DK November 06, 2012 at 07:13 PM
@tryintosurvive: The dorms you are referring to were built privately due to budget constraints. This article explains it pretty well: http://www.washingtonmonthly.com/college_guide/blog/private_dorms.php I have no doubt that the educational institutions are in need of additional funding. It is also clear that countless other industries in this state that are in the same boat, and, with the devastation last week, the need is only growing. We can only hope that the NJ brain trust can allocate the resources efficiently to produce a return on our (the taxpayers') investment. This is probably not the opportune time to dump money into education. Improvements to infrastructure and shovel-ready jobs would make more sense.
Abraham November 06, 2012 at 07:53 PM
james however brick and mortar will always mean investment,most of these colleges rent out space for funtions of all kinds especially to online universities, owning a small township within a township is allways profitable in the long run.Don't forget the students will help pay back this beautifaction loan, although some argue its a technological upgrade.I just wish MSU offered its reources to montclair school district .

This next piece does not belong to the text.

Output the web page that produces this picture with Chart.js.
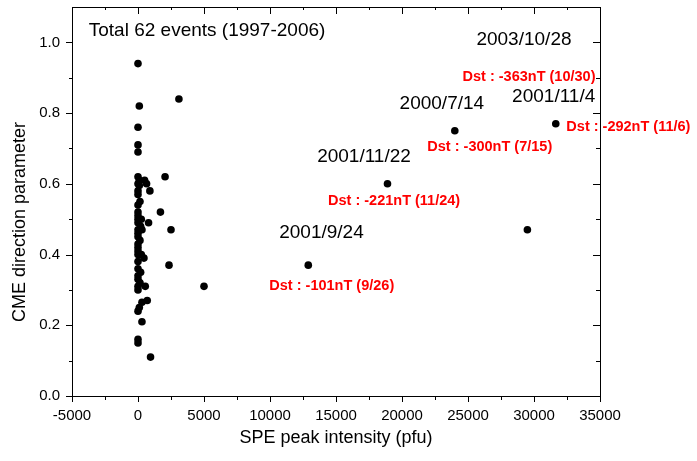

Abraham November 06, 2012 at 07:54 PM
sorry for mispelled Functions
Abraham November 06, 2012 at 07:58 PM
forgive spelling
Abraham November 06, 2012 at 08:02 PM
sorry for mispelled words
David Sudranski November 06, 2012 at 08:26 PM
If it's a worthwhile investment where the university will get a return on investment by renting the space then the university ought to be able to fund itself with a loan. Tax payers don't need to beer involved. Vote no!